Before Jacob could face his twin Esau, he had to wrestle the Esau within. Jacob was notorious for relying on his own heel, which in Jacob’s case, was the hardened intellect of his soul, to obtain the result he wanted. Jacob, too, needed for his spirit to prevail over his red soul in order to conquer Red One within, for this is a competition worth winning. It changed Jacob’s walk to do so, as it will any disciple’s walk when he practices walking after the Spirit instead of his soul. When a disciple walks in the Spirit, it is with the sensitivity of the sole of his foot to the Spirit, not the vulnerability to his red desires.

In Revelation Three, the fifth assembly is Sardis. It literally means “Red Ones.” In rabbinic tradition, Esau (Edom) is the Red One, for he was born red and hairy all over like a beast, and Esau’s Biblical nickname Edom comes from adom, or the color red. The Sardinians are singled out as conforming to the image of the hairy beast Esau, a man controlled by his appetites.

The Seed of the Torah hints to the principle of the first born beast, for in Day Six of Creation, the beast was created first, yet the second-born man was created to rule over the beasts, for the man was made in the image of Elohim, who is Spirit.

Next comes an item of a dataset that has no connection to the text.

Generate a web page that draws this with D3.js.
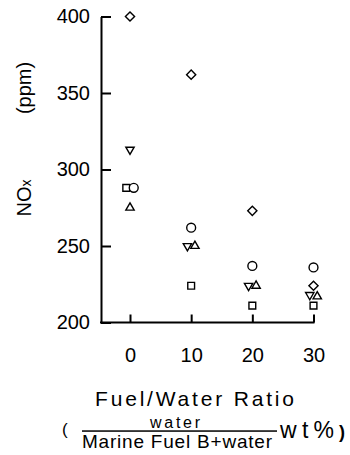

When he walks into to his father’s tent not knowing that Jacob has already deceived his way to the blessing, Esau tells his father, “I am your firstborn, Esau.” Because his father Isaac has been deceived through his own red soul, his vulnerable appetite for wild game, the Red One Esau is right on target. Isaac began his walk with the God of his father Abraham by sowing seed in the field and reaping a hundredfold, yet at a critical time of rendering the blessing to the firstborn, Isaac is vulnerable to the appetites of a man who hunts in the field instead of sowing seed in it!

These are critical links between the serpent, the most cunning beast of the field (Gen. 3:1) and the man of the field, Esau (Gen. 25:27).